- Country: United Kingdom
- Language: English
- Genre: Comedy

Publication
- Publisher: Liberty (US) Strand (UK)
- Media type: Print (magazine)
- Publication date: 6 October 1928 (US) November 1928 (UK)

= Lord Emsworth and the Girl Friend =

"Lord Emsworth and the Girl Friend" is a short story by P. G. Wodehouse, which first appeared in the United States in the 6 October 1928 issue of Liberty and in the United Kingdom in the November 1928 The Strand. Part of the Blandings Castle canon, it features the absent-minded peer Lord Emsworth, and was included in the collection Blandings Castle and Elsewhere (1935), although the story takes place sometime between the events of Leave it to Psmith (1923) and Summer Lightning (1929). Wodehouse intended to write a sequel, set 8 years after the events of this story.

==Plot summary==

Despite glorious weather, Lord Emsworth is miserable; it is August Bank Holiday, which at Blandings means the annual Blandings Parva School Treat. The precious grounds are to be overrun with fairground rides, tea-tents and other amusements for the throngs (their numbers padded this year by a number of children visiting from London for the fresh air), and Emsworth is forced by his sister Connie to wear a stiff collar and a top hat, despite the warm weather and his strong protests.

On top of that, Glaswegian Head Gardener Angus McAllister is making noises on his pet hobby, the project to gravel the famous Yew Alley. Emsworth, fond of its mossy carpet, loathes the idea, but his sister is in favour, and stronger personalities overpower the elderly Earl all too easily.

Visiting Blandings Parva, to judge the flower displays in the gardens, Emsworth is frightened by a large dog, but he is rescued by a small girl named Gladys, one of the Fresh Air London children. They chat and become friends, especially when she reveals that, having been spotted picking flowers in the Castle grounds, she hit McAllister in the shin with a stone to stop him chasing her.

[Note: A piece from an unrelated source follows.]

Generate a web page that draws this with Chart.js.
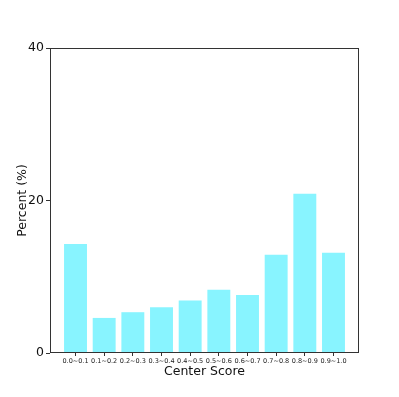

At the fête, Emsworth is uncomfortable as ever in his dress clothes, and dreading the speech he will have to make. In the tea-tent, his top hat is knocked off by a cleverly aimed rock cake, and Emsworth flees, taking refuge in an old shed. In there he finds Gladys, miserable; she has been put there by Connie, for stealing from the tea tent, but it emerges she was only stealing her own tea, going without to provide for her brother Ern, barred from the fête for biting Connie on the leg.

Delighted by this family, Emsworth takes Gladys into the house, and has Beach provide a hearty tea. Beach provides a feast to take back to Ern, and Gladys requests some flowers too. Emsworth hesitates, but cannot refuse her; as she is picking her flowers, McAllister rushes up in a fury, but his master, encouraged by Gladys' hand in his, stands up to the man, putting him in his place.

Connie approaches, demanding Emsworth return to make his speech; he refuses, saying he's going to put on some comfortable clothes and go and visit Ern.

==Publication history==

"Lord Emsworth and the Girl Friend" was illustrated by James Montgomery Flagg in Liberty. It was illustrated by Reginald Cleaver in the Strand. The story was published in the Family Herald and Weekly Star (Montreal, Canada) on 12 June 1935.

The story was collected in Week-End Wodehouse (UK edition), published in May 1939 by Herbert Jenkins, London. It was included in Vintage Wodehouse, a 1978 collection edited by Richard Usborne and published by Barrie & Jenkins.

==Criticism==

Rudyard Kipling is said to have called it "the perfect short story."

==Adaptations==

Under the title "Lord Emsworth and the Little Friend", the story was adapted by C. E. Webber for BBC Television as a televised play in 1956. The cast included John Miller as Lord Emsworth, Joan Sanderson as Lady Constance, Margaret McCourt as Gladys, John Hall as Ern, Rufus Cruickshank as McAllister, and Raymond Rollett as Beach.

The story was adapted for television as an episode of The World of Wodehouse in 1967.

In 1985, it was adapted as the fifth episode of the Blandings radio series, under the title "Lord Emsworth and the Girlfriend".

The BBC adapted "Lord Emsworth and the Girl Friend" for television again in 2013, as the fifth episode in the series Blandings.